Rather than address the fundamental issues of austerity, wealth-polarisation and a democracy that prioritises the needs of the super-wealthy over everything else, Conservative ministers would rather design policy around the angry guess-work of Daily Mail readers.
I suppose it’s politically easier to get tough on vulnerable and disenfranchised groups like immigrants and the homeless than it is to look an electorally valuable section of the UK public in the eye and say, “you’re wrong.”
In an age of permanent austerity, empathy is in short supply. Some people need scapegoats.
For many, simply the illusion that something is being done is enough. This political cover allows the Tories to advance their socially harmful agenda unchallenged.
An agenda rooted in a belief that people already living in conditions of stress and adversity will do something other than buckle when confronted by an onslaught of a calculated hostility. Before the Windrush scandal became public knowledge, many people had already lost their jobs, were denied health care and had their bank accounts frozen.
That unforgiving and painful policy lines up with what’s being done in other areas of public life.
Take the current culture of welfare conditionality where harsh sanctions – designed to incentivise people into work – are not only driving foodbank use and homelessness but creating more financial costs further down the line.
Then there’s the now infamous rape clause, where women are granted exemption from the twochild cap on tax credits if they can prove a third child was conceived through sexual assault.

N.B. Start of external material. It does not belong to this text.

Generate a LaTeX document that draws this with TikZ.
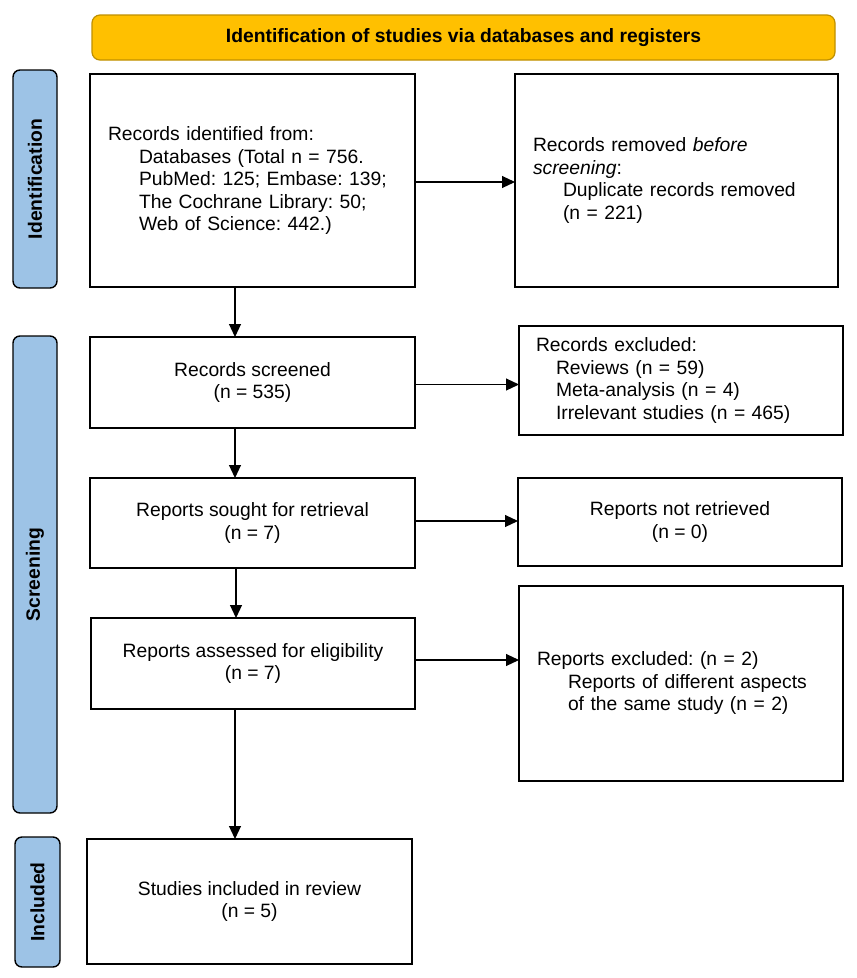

From the treatment of immigrants with a legal right to be here, to faceless DWP mercenaries, encouraged by generous bonus packages to treat the unemployed, sick and disabled as suspects in a criminal trial, it’s clear the current UK Government are either extremely callous or dangerously stupid.
Sadly, this represents the tip of a very large iceberg. The “hostile environment” policy is not just an impulsive, reactionary and superficial manifesto gimmick designed to appease an angry and politically valuable section of the English electorate. It’s a nightmarish vision of a United Kingdom under permanent Tory rule.